--- Begin Entries ---
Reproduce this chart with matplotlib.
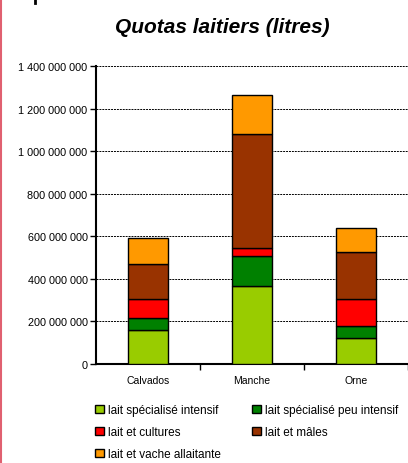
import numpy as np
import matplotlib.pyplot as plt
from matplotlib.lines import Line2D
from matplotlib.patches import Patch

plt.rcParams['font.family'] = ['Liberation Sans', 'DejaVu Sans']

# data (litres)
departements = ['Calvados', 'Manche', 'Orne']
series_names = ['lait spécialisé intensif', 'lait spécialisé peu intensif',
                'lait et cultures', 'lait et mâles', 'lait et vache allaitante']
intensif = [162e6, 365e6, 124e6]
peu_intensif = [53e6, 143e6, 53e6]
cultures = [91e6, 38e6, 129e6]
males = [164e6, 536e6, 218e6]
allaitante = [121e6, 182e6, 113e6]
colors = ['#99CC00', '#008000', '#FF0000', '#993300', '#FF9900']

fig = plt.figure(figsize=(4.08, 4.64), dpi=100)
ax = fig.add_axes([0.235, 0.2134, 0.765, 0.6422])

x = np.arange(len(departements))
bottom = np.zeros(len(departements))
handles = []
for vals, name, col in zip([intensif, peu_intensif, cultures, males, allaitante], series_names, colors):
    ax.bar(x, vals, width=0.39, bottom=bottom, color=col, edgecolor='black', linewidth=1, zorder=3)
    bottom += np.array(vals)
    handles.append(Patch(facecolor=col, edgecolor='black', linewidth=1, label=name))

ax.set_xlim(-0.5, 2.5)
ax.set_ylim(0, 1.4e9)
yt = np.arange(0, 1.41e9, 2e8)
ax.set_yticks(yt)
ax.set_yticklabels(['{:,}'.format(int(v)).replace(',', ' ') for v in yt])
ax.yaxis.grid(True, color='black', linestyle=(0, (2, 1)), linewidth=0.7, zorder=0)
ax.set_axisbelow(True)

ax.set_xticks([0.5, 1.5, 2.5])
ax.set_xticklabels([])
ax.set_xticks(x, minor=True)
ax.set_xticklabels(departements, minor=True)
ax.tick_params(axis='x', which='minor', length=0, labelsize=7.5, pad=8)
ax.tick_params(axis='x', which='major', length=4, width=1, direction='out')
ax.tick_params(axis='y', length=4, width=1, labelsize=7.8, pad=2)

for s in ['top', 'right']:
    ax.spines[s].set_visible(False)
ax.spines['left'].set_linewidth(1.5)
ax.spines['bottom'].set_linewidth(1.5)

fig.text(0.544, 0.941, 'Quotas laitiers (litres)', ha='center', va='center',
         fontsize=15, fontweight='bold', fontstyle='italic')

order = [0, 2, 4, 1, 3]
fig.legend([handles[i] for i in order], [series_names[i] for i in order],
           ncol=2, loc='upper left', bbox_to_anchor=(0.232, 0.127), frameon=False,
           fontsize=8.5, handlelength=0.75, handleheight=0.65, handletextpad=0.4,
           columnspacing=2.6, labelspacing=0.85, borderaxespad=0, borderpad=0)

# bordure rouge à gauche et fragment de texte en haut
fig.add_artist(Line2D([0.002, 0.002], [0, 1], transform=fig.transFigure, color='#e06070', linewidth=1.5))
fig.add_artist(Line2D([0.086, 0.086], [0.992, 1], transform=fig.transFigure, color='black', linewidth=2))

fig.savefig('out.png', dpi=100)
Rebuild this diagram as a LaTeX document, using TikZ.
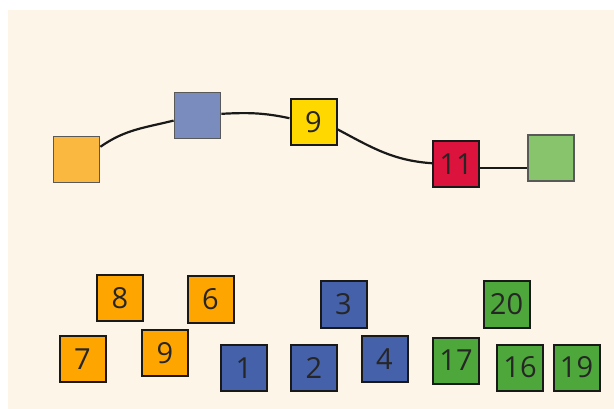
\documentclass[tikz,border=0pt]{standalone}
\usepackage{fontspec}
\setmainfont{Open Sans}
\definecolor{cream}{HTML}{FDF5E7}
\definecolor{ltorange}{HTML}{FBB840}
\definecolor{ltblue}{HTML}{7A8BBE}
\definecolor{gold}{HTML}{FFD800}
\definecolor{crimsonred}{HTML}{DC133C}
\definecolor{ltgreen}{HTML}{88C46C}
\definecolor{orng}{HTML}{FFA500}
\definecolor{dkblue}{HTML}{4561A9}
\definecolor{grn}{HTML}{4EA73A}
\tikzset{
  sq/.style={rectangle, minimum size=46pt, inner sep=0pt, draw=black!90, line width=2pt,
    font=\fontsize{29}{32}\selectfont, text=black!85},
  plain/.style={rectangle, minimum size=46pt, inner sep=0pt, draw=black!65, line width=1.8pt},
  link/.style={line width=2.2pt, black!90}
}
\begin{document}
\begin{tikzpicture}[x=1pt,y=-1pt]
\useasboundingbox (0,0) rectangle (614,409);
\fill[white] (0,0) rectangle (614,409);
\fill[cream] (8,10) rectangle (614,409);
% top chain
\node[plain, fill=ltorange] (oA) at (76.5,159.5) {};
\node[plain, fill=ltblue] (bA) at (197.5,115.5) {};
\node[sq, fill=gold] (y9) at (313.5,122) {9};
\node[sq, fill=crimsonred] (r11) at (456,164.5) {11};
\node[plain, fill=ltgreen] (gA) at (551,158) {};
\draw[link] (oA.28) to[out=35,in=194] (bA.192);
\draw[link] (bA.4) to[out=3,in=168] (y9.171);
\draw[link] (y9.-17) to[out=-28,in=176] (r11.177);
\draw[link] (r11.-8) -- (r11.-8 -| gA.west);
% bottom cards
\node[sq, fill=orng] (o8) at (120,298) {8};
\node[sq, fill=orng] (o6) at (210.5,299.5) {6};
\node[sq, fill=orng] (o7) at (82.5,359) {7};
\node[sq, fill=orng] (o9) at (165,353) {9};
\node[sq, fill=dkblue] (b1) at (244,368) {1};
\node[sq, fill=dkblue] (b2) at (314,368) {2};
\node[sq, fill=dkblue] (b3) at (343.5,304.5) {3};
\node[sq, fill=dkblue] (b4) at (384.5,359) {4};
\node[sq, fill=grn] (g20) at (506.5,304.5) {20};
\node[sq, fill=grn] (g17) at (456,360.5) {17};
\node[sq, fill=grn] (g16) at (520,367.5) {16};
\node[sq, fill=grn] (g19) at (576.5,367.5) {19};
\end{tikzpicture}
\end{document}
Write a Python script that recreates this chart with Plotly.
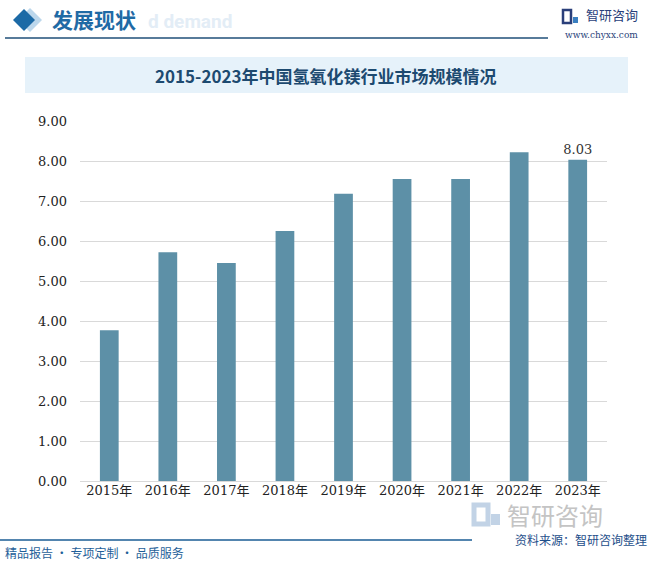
--- End Entries ---
### Task to complete
Your job is to transcribe the entries above exactly; skip the pictures.

### The answer
Reproduce this chart with matplotlib.
import numpy as np
import matplotlib.pyplot as plt
from matplotlib.lines import Line2D
from matplotlib.patches import Patch

plt.rcParams['font.family'] = ['Liberation Sans', 'DejaVu Sans']

# data (litres)
departements = ['Calvados', 'Manche', 'Orne']
series_names = ['lait spécialisé intensif', 'lait spécialisé peu intensif',
                'lait et cultures', 'lait et mâles', 'lait et vache allaitante']
intensif = [162e6, 365e6, 124e6]
peu_intensif = [53e6, 143e6, 53e6]
cultures = [91e6, 38e6, 129e6]
males = [164e6, 536e6, 218e6]
allaitante = [121e6, 182e6, 113e6]
colors = ['#99CC00', '#008000', '#FF0000', '#993300', '#FF9900']

fig = plt.figure(figsize=(4.08, 4.64), dpi=100)
ax = fig.add_axes([0.235, 0.2134, 0.765, 0.6422])

x = np.arange(len(departements))
bottom = np.zeros(len(departements))
handles = []
for vals, name, col in zip([intensif, peu_intensif, cultures, males, allaitante], series_names, colors):
    ax.bar(x, vals, width=0.39, bottom=bottom, color=col, edgecolor='black', linewidth=1, zorder=3)
    bottom += np.array(vals)
    handles.append(Patch(facecolor=col, edgecolor='black', linewidth=1, label=name))

ax.set_xlim(-0.5, 2.5)
ax.set_ylim(0, 1.4e9)
yt = np.arange(0, 1.41e9, 2e8)
ax.set_yticks(yt)
ax.set_yticklabels(['{:,}'.format(int(v)).replace(',', ' ') for v in yt])
ax.yaxis.grid(True, color='black', linestyle=(0, (2, 1)), linewidth=0.7, zorder=0)
ax.set_axisbelow(True)

ax.set_xticks([0.5, 1.5, 2.5])
ax.set_xticklabels([])
ax.set_xticks(x, minor=True)
ax.set_xticklabels(departements, minor=True)
ax.tick_params(axis='x', which='minor', length=0, labelsize=7.5, pad=8)
ax.tick_params(axis='x', which='major', length=4, width=1, direction='out')
ax.tick_params(axis='y', length=4, width=1, labelsize=7.8, pad=2)

for s in ['top', 'right']:
    ax.spines[s].set_visible(False)
ax.spines['left'].set_linewidth(1.5)
ax.spines['bottom'].set_linewidth(1.5)

fig.text(0.544, 0.941, 'Quotas laitiers (litres)', ha='center', va='center',
         fontsize=15, fontweight='bold', fontstyle='italic')

order = [0, 2, 4, 1, 3]
fig.legend([handles[i] for i in order], [series_names[i] for i in order],
           ncol=2, loc='upper left', bbox_to_anchor=(0.232, 0.127), frameon=False,
           fontsize=8.5, handlelength=0.75, handleheight=0.65, handletextpad=0.4,
           columnspacing=2.6, labelspacing=0.85, borderaxespad=0, borderpad=0)

# bordure rouge à gauche et fragment de texte en haut
fig.add_artist(Line2D([0.002, 0.002], [0, 1], transform=fig.transFigure, color='#e06070', linewidth=1.5))
fig.add_artist(Line2D([0.086, 0.086], [0.992, 1], transform=fig.transFigure, color='black', linewidth=2))

fig.savefig('out.png', dpi=100)
Rebuild this diagram as a LaTeX document, using TikZ.
\documentclass[tikz,border=0pt]{standalone}
\usepackage{fontspec}
\setmainfont{Open Sans}
\definecolor{cream}{HTML}{FDF5E7}
\definecolor{ltorange}{HTML}{FBB840}
\definecolor{ltblue}{HTML}{7A8BBE}
\definecolor{gold}{HTML}{FFD800}
\definecolor{crimsonred}{HTML}{DC133C}
\definecolor{ltgreen}{HTML}{88C46C}
\definecolor{orng}{HTML}{FFA500}
\definecolor{dkblue}{HTML}{4561A9}
\definecolor{grn}{HTML}{4EA73A}
\tikzset{
  sq/.style={rectangle, minimum size=46pt, inner sep=0pt, draw=black!90, line width=2pt,
    font=\fontsize{29}{32}\selectfont, text=black!85},
  plain/.style={rectangle, minimum size=46pt, inner sep=0pt, draw=black!65, line width=1.8pt},
  link/.style={line width=2.2pt, black!90}
}
\begin{document}
\begin{tikzpicture}[x=1pt,y=-1pt]
\useasboundingbox (0,0) rectangle (614,409);
\fill[white] (0,0) rectangle (614,409);
\fill[cream] (8,10) rectangle (614,409);
% top chain
\node[plain, fill=ltorange] (oA) at (76.5,159.5) {};
\node[plain, fill=ltblue] (bA) at (197.5,115.5) {};
\node[sq, fill=gold] (y9) at (313.5,122) {9};
\node[sq, fill=crimsonred] (r11) at (456,164.5) {11};
\node[plain, fill=ltgreen] (gA) at (551,158) {};
\draw[link] (oA.28) to[out=35,in=194] (bA.192);
\draw[link] (bA.4) to[out=3,in=168] (y9.171);
\draw[link] (y9.-17) to[out=-28,in=176] (r11.177);
\draw[link] (r11.-8) -- (r11.-8 -| gA.west);
% bottom cards
\node[sq, fill=orng] (o8) at (120,298) {8};
\node[sq, fill=orng] (o6) at (210.5,299.5) {6};
\node[sq, fill=orng] (o7) at (82.5,359) {7};
\node[sq, fill=orng] (o9) at (165,353) {9};
\node[sq, fill=dkblue] (b1) at (244,368) {1};
\node[sq, fill=dkblue] (b2) at (314,368) {2};
\node[sq, fill=dkblue] (b3) at (343.5,304.5) {3};
\node[sq, fill=dkblue] (b4) at (384.5,359) {4};
\node[sq, fill=grn] (g20) at (506.5,304.5) {20};
\node[sq, fill=grn] (g17) at (456,360.5) {17};
\node[sq, fill=grn] (g16) at (520,367.5) {16};
\node[sq, fill=grn] (g19) at (576.5,367.5) {19};
\end{tikzpicture}
\end{document}
Write a Python script that recreates this chart with Plotly.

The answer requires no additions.